Dengan lugas, rekanita Lailatu Zakiyah (Tz) membuka prakata analitisnya dengan menyadari bahwa, data-fakta sejarah sangat memungkinkan hadir dalam bentuknya yang kontradiktif, antara satu dengan yang lainnya. Hal ini cukup banyak ditemukan dalam berbagai literature sejarah Arab-Islam, dimana pada tahapan awal penulisan sejarah masih berkutat dalam bentuk periwayatan cerita, tanpa studi analitis. Bagi Tz, al-Thabari bisa disebut sebagai sejarawan aliran transmisional tersebut. Banyak data-fakta sejarah yang dimunculkan al-Thabari secara ‘lugu’, sehingga sangat potensial disusupi isrâiliyat. Hal ini tidaklah aneh, mengingat kondisi saat itu memungkinkan tumbuh-kembang isrâiliyat dalam bentuk yang paling ‘radikal’.

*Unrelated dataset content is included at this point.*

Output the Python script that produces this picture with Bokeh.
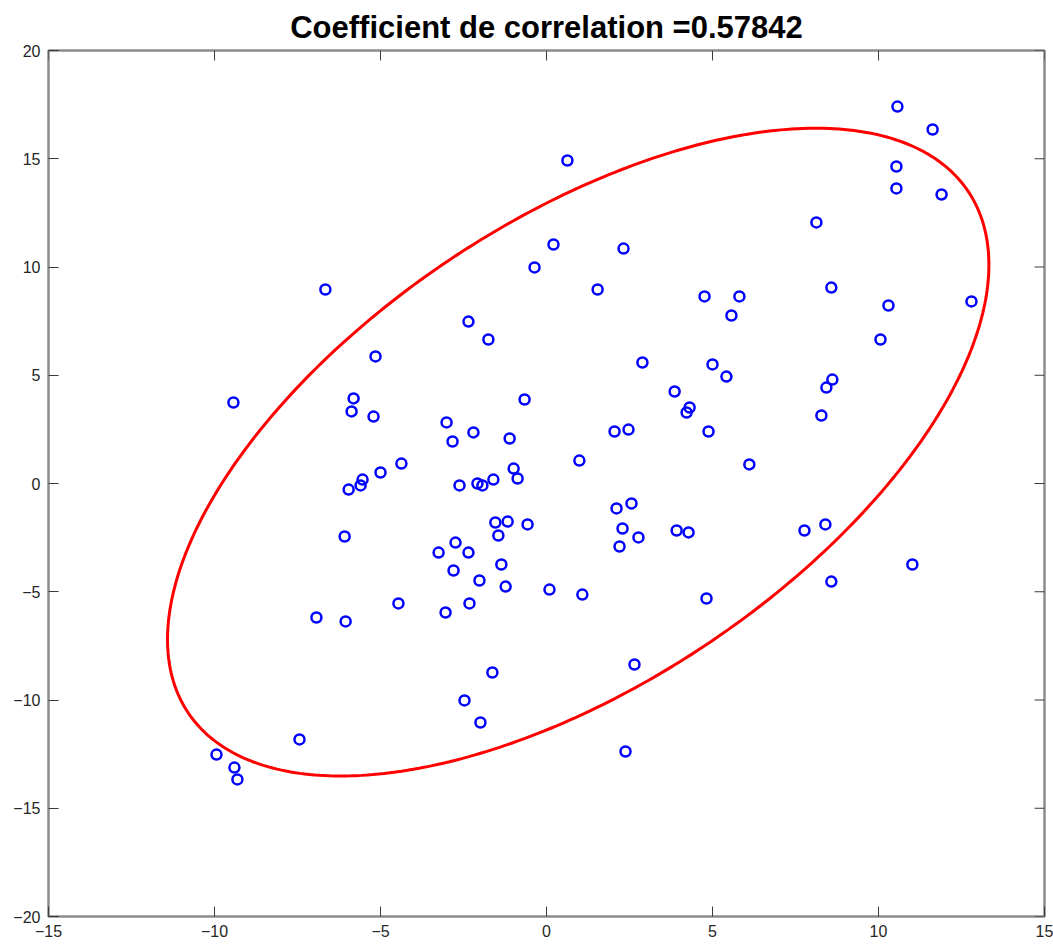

Bagi rekan Fahim Khasani, menulis sejarah secara objektif adalah satu hal yang sulit dihadirkan. Pembacaannya sangat kental dipengaruhi berjubel faktor eksternal, ditambah pula dengan pembacaan yang dipengaruhi problem internal. Penulisannya kuat dipengaruhi keyakinan/nalar terberi (al-`aql al-mukawwan). Misal, sejarawan Sunni cenderung mendedah sejarah Syi`ah dalam bentuk yang telah mengalami reduksi teologis. Bahkan dalam bidang keilmuan sekalipun, arogansi etnik tersebut masih kental seperti terbaca dalam sy`ir Ibn Malik yang notabene dari kelompok Sunni;

Tarfa` kâna mumtada isman wa al-khabar # Thansibuhu ka kâna sayidan Umar

Ketika dipelajari intelektual Syi`ah, syair tersebut disadur ulang menjadi;

Tarfa` kâna mumtada isman wa yaliy # Thansibuhu ka kâna sayidan Aly

Dari fakta ini, dapat dipastikan bahwa penulisan sejarah sangat terpengaruh polemik etnik ini, selain tentunya menyeruak adagium yang dirasa cukup absurd bahwa ‘setiap sahabat tentunya adil’.


Kesempatan selanjutnya diberikan pada rekan M. Masykur Abdillah. Dia memandang bahwa sejarah selalu memendam problematika. Dengan memposisikan diri sebagai seorang skeptisisme dalam diskusi kali ini, rekan masykur memulai orasinnya dengan aneka tanya; Kapan sebenarnya sejarah terbentuk, kemarinkah, sekarangkah, atau esokkah? Meskipun stressing point ketiga terminologi ini berbeda, namun sejatinya manusia bergerak ke depan, sehingga hari esok berada pada tataran nilai tertinggi! Lalu, apa yang menjadi latar belakang sjarah? Apa standarisasi sejarah (Islam)? Dalam beberapa literatur, dikatakan bahwa sejarah bermula semenjak adanya tulisan. Tapi analisa ini diasumsikan sangat subjektif, karena akan mereduksi nilai-nilai historisitas sebelum masa tulisan, seperti dongeng yang tidak mendapatkan porsi yang proporsional dalam bingkai sejarah. Jikapun kita sepakat bahwa sejarah ada, bagaimana kita harus memahaminya?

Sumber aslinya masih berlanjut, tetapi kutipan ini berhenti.